The Apex Court categorically directed the Government to find a way out and end the disparity between the wages paid under the MGNREGA and State mandated rates under the Minimum Wages Act. Despite the annual increase in wages under MGNREGA since 2011, minimum wages in more than a dozen states continue to be high and this was also the rationale adopted by the Karnataka High Court while directed the Centre to pay MGNREGA wages in accordance with the Karnataka State Minimum Wages Act. The Centre had preferred an appeal against the High Court order in the Supreme Court, but in January, the Apex Court refused to stay the High Court order saying payment of minimum wages was mandatory under law. This had compelled the UPA government to revise the wages under MGNREGA.

While passing the order, the Bench kept open the question- should states pay minimum wages as provided under the law while implementing MGNREGA?..and further went on to hold that if any challenge was made to the notification, then the court concerned would decide it on its own merit uninfluenced by the Karnataka High Court judgment. During the resumed hearing, it was argued by the Government that the Centre had already revised the wages from February. Taking note of this, the Bench asked all the States and Union Territories to pay wages to MGNREGA workers as per the schedule of wages in the February 13th notification.

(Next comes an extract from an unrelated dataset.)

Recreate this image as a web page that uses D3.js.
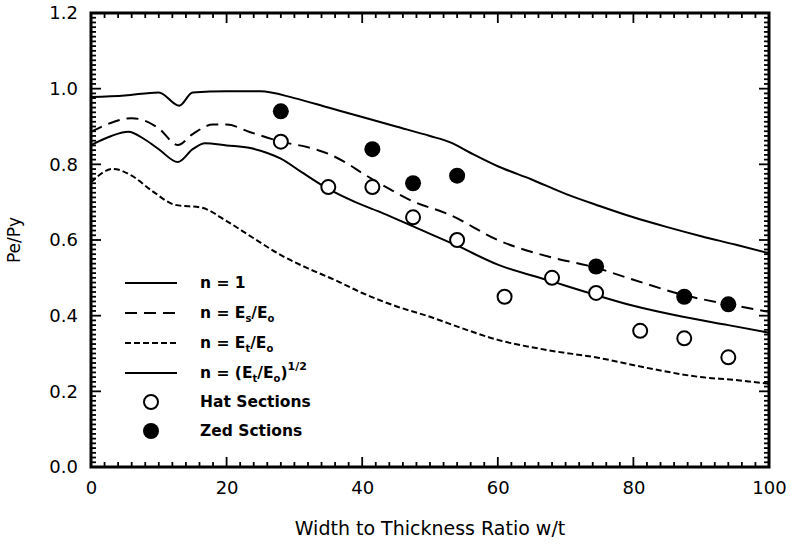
<!DOCTYPE html>
<html>
<head>
<meta charset="utf-8">
<script src="https://cdn.jsdelivr.net/npm/d3@7"></script>
<style>
  body { margin: 0; background: #fff; }
  text { font-family: "DejaVu Sans", sans-serif; fill: #000; }
  .legend text { font-weight: bold; }
</style>
</head>
<body>
<div id="chart"></div>
<script>
// Define svg dimensions
var svgWidth = 793;
var svgHeight = 546;

// Plot frame
var chartMargin = { top: 13, right: 24, bottom: 79, left: 91 };
var chartWidth = svgWidth - chartMargin.left - chartMargin.right;
var chartHeight = svgHeight - chartMargin.top - chartMargin.bottom;

// Curve data: [w/t, Pe/Py]
var curveN1 = [[0,0.978],[5,0.982],[10,0.99],[13,0.955],[15,0.99],[20,0.993],[25,0.993],
  [30,0.975],[35,0.95],[40,0.925],[45,0.9],[50,0.875],[53,0.858],[56,0.83],[60,0.795],
  [65,0.76],[70,0.722],[75,0.69],[80,0.66],[85,0.634],[90,0.61],[95,0.588],[100,0.565]];
var curveEs = [[0,0.886],[3,0.91],[6,0.922],[8,0.915],[10,0.895],[12.8,0.851],[15,0.88],
  [18,0.905],[20,0.905],[23.5,0.885],[28,0.86],[32,0.845],[35,0.828],[38,0.8],[40,0.777],
  [44,0.735],[47,0.706],[53,0.666],[60,0.6],[67.7,0.555],[74,0.529],[80,0.495],[87.3,0.455],
  [94,0.43],[100,0.41]];
var curveEt = [[0,0.753],[3.3,0.788],[6,0.77],[9,0.73],[12.4,0.693],[16.4,0.685],[20,0.65],
  [23.7,0.608],[28,0.56],[32,0.525],[36,0.494],[40,0.46],[45,0.425],[50,0.397],[55,0.365],
  [60,0.336],[67,0.31],[75,0.288],[82,0.262],[89.8,0.238],[95,0.23],[100,0.22]];
var curveSqrt = [[0,0.851],[3,0.875],[5.5,0.886],[8,0.865],[10,0.84],[12.8,0.806],[15,0.84],
  [16.8,0.856],[20,0.85],[23.5,0.843],[26,0.83],[28,0.815],[31,0.78],[34.8,0.737],[39,0.7],
  [43,0.671],[48,0.632],[54,0.585],[60,0.535],[67.7,0.492],[74,0.457],[80,0.426],[87.3,0.397],
  [94,0.375],[100,0.355]];

// Test points
var hatX = [28, 35, 41.5, 47.5, 54, 61, 68, 74.5, 81, 87.5, 94];
var hatY = [0.86, 0.74, 0.74, 0.66, 0.60, 0.45, 0.50, 0.46, 0.36, 0.34, 0.29];
var zedX = [28, 41.5, 47.5, 54, 74.5, 87.5, 94];
var zedY = [0.94, 0.84, 0.75, 0.77, 0.53, 0.45, 0.43];

// Axis ticks
var xTicks = [0, 20, 40, 60, 80, 100];
var yTicks = [0.0, 0.2, 0.4, 0.6, 0.8, 1.0, 1.2];

var svg = d3.select("#chart")
  .append("svg")
  .attr("width", svgWidth)
  .attr("height", svgHeight);

var chartGroup = svg.append("g")
  .attr("transform", `translate(${chartMargin.left}, ${chartMargin.top})`);

var xScale = d3.scaleLinear().domain([0, 100]).range([0, chartWidth]);
var yScale = d3.scaleLinear().domain([0, 1.2]).range([chartHeight, 0]);

// Minor + major ticks, drawn inward on all four sides
var xMinor = d3.range(0, 100.001, 2);
var yMinor = d3.range(0, 1.2001, 0.0125);

function tickLines(g, vals, isX, side) {
  g.selectAll(null).data(vals).enter().append("line")
    .attr("stroke", "#000").attr("stroke-width", 1.8)
    .each(function(v) {
      var major = isX ? Math.abs(v % 20) < 1e-6 : Math.abs(Math.round(v * 5) - v * 5) < 1e-6;
      var len = major ? 10 : 5;
      var el = d3.select(this);
      if (isX) {
        var px = xScale(v);
        var y0 = side === "bottom" ? chartHeight : 0;
        var dir = side === "bottom" ? -1 : 1;
        el.attr("x1", px).attr("x2", px).attr("y1", y0).attr("y2", y0 + dir * len);
      } else {
        var py = yScale(v);
        var x0 = side === "left" ? 0 : chartWidth;
        var dir2 = side === "left" ? 1 : -1;
        el.attr("y1", py).attr("y2", py).attr("x1", x0).attr("x2", x0 + dir2 * len);
      }
    });
}

var ticksGroup = chartGroup.append("g");
tickLines(ticksGroup, xMinor, true, "bottom");
tickLines(ticksGroup, xMinor, true, "top");
tickLines(ticksGroup, yMinor, false, "left");
tickLines(ticksGroup, yMinor, false, "right");

// Frame
chartGroup.append("rect")
  .attr("width", chartWidth).attr("height", chartHeight)
  .attr("fill", "none").attr("stroke", "#000").attr("stroke-width", 3);

// Tick labels via d3 axes (tick lines hidden)
var bottomAxis = d3.axisBottom(xScale).tickValues(xTicks).tickSize(0).tickPadding(14)
  .tickFormat(d3.format("d"));
chartGroup.append("g")
  .attr("transform", `translate(0, ${chartHeight})`)
  .call(bottomAxis)
  .call(g => g.select(".domain").remove())
  .selectAll("text").attr("font-size", 18).attr("font-family", "DejaVu Sans, sans-serif");

var leftAxis = d3.axisLeft(yScale).tickValues(yTicks).tickSize(0).tickPadding(13)
  .tickFormat(d3.format(".1f"));
chartGroup.append("g")
  .call(leftAxis)
  .call(g => g.select(".domain").remove())
  .selectAll("text").attr("font-size", 18).attr("font-family", "DejaVu Sans, sans-serif");

// Axis titles
svg.append("text")
  .attr("x", chartMargin.left + chartWidth / 2)
  .attr("y", 535)
  .attr("text-anchor", "middle")
  .attr("font-size", 19)
  .text("Width to Thickness Ratio w/t");

svg.append("text")
  .attr("transform", `translate(20, ${chartMargin.top + chartHeight / 2}) rotate(-90)`)
  .attr("text-anchor", "middle")
  .attr("font-size", 17)
  .text("Pe/Py");

// Curves
var line = d3.line()
  .x(d => xScale(d[0]))
  .y(d => yScale(d[1]))
  .curve(d3.curveMonotoneX);

var curves = [
  { data: curveN1, dash: null },
  { data: curveEs, dash: "12,7" },
  { data: curveEt, dash: "6,3" },
  { data: curveSqrt, dash: null }
];

chartGroup.append("g").selectAll("path")
  .data(curves)
  .enter()
  .append("path")
  .attr("d", d => line(d.data))
  .attr("fill", "none")
  .attr("stroke", "#000")
  .attr("stroke-width", 2)
  .attr("stroke-dasharray", d => d.dash);

// Hat section markers (open)
chartGroup.append("g").selectAll("circle")
  .data(hatX)
  .enter()
  .append("circle")
  .attr("cx", d => xScale(d))
  .attr("cy", (d, i) => yScale(hatY[i]))
  .attr("r", 7)
  .attr("fill", "#fff")
  .attr("stroke", "#000")
  .attr("stroke-width", 2);

// Zed section markers (filled)
chartGroup.append("g").selectAll("circle")
  .data(zedX)
  .enter()
  .append("circle")
  .attr("cx", d => xScale(d))
  .attr("cy", (d, i) => yScale(zedY[i]))
  .attr("r", 8)
  .attr("fill", "#000");

// Legend
var legend = svg.append("g").classed("legend", true);
var legendRows = [283, 313, 343, 373, 402, 431];
var lineX1 = 125, lineX2 = 177, textX = 200;

[null, "12,7", "6,3", null].forEach(function(dash, i) {
  legend.append("line")
    .attr("x1", lineX1).attr("x2", lineX2)
    .attr("y1", legendRows[i]).attr("y2", legendRows[i])
    .attr("stroke", "#000").attr("stroke-width", 2)
    .attr("stroke-dasharray", dash);
});

legend.append("circle").attr("cx", 151).attr("cy", legendRows[4]).attr("r", 7)
  .attr("fill", "#fff").attr("stroke", "#000").attr("stroke-width", 2);
legend.append("circle").attr("cx", 151).attr("cy", legendRows[5]).attr("r", 8)
  .attr("fill", "#000");

function legendText(i) {
  return legend.append("text")
    .attr("x", textX)
    .attr("y", legendRows[i] + 5)
    .attr("font-size", 15.5);
}

legendText(0).text("n = 1");

var t1 = legendText(1);
t1.append("tspan").text("n = E");
t1.append("tspan").attr("font-size", 10).attr("dy", 4).text("s");
t1.append("tspan").attr("dy", -4).text("/E");
t1.append("tspan").attr("font-size", 10).attr("dy", 4).text("o");

var t2 = legendText(2);
t2.append("tspan").text("n = E");
t2.append("tspan").attr("font-size", 10).attr("dy", 4).text("t");
t2.append("tspan").attr("dy", -4).text("/E");
t2.append("tspan").attr("font-size", 10).attr("dy", 4).text("o");

var t3 = legendText(3);
t3.append("tspan").text("n = (E");
t3.append("tspan").attr("font-size", 10).attr("dy", 4).text("t");
t3.append("tspan").attr("dy", -4).text("/E");
t3.append("tspan").attr("font-size", 10).attr("dy", 4).text("o");
t3.append("tspan").attr("dy", -4).text(")");
t3.append("tspan").attr("font-size", 11).attr("dy", -8).text("1/2");

legendText(4).text("Hat Sections");
legendText(5).text("Zed Sctions");
</script>
</body>
</html>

When the State Counsel for Karnataka, pointed out that even the revised wages was less than the minimum wages in some states, the Bench said they had the liberty to challenge the notification and to move contempt petition if the arrears are not paid.


When the national job scheme was started in 2006, the minimum wage for agricultural labourers in each state was taken as the standard wage for MGNREGA workers. However, in 2008, the Centre decided to revise the MGNREGA wage rate by indexing it to consumer price index for agricultural labourers. The revised wages, as specified in the February 13th notification and effective from April 1, are estimated to cost the exchequer an additional Rs 1,000 crore. The paltry Rs 353 crore increase on last year's Rs 33,000 crore budget allocation for implementation of MGNREGA may not fit the bill anymore as the same might not be enough to implement the rural employment guarantee schemes. Regardless, the Apex Court has given a ruling which aims to eliminate disparities between two avenues of payment for the daily wage labourers; thereby intending to enhance the effectiveness of the flagship programme.